Miami is slumped in a cushioned chair at Manhattan’s The Time New York Hotel, remembering that moment as she thumbs through messages from J.T. via prison email service CorrLinks. She’s scheduled to video chat with her partner-in-rhyme three hours from now, yet is keeping her updated in real time about this interview. “J.T. said, ‘Make sure you tell them I’m chillin’!’” Miami relays, brushing her pin-straight flaxen tresses from her face. The incarcerated member is in the loop every step of the way. “We talk every day,” Miami adds. “It feels like she’s still here.”

It was Drake’s name-drop, in fact, that bought J.T. time to perform at the 2018 BET Awards on June 24 before she turned herself in the following day to begin her sentence. She spent those final hours focused on sustaining City Girls’ quick ascent in her absence. J.T. had dinner at hometown steakhouse Prime 112 with Miami before recording well into the morning hours, stockpiling music. “I didn’t leave the studio until around 10 a.m. and had to turn myself in at 2 p.m.!” J.T. recalls over email. It was time well spent. She says she recorded four songs while sitting with Pierre “Pee” Thomas, one of her label heads who, along with Kevin “Coach K” Lee, founded Quality Control Music, the Atlanta-based powerhouse known for discovering and breaking acts like Migos and Lil Yachty. “When I first heard the City Girls I heard something that was fresh and wasn’t in the market place,” says Coach K. “I could see they were so authentic and real. They weren’t scared to voice who they were.”

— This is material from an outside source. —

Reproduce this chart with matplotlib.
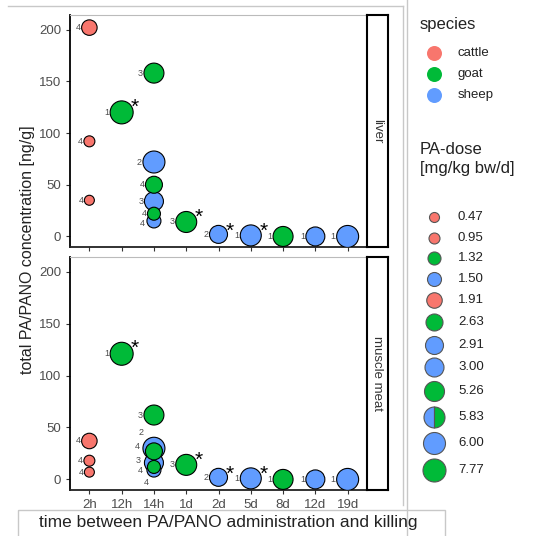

The story of City Girls starts in Miami. The two artists met as teenagers and within a short time, J.T. was sneaking into nightclubs with finesse and relaying all of the details to Yung Miami. “My mom wouldn’t let me go to the strip clubs,” Miami, now 24, says with a sigh. “But the reason why my mama wouldn’t let me go is because she was in the club at the same time.” Eventually, J.T. wanted to make the music that she heard in the clubs. She called upon her friend for assistance. “She was like, ‘Let’s do this song,’” Miami says of J.T. “I was like, ‘Girl what?’ It’s not like I was an aspiring rapper or I was really good at rapping.”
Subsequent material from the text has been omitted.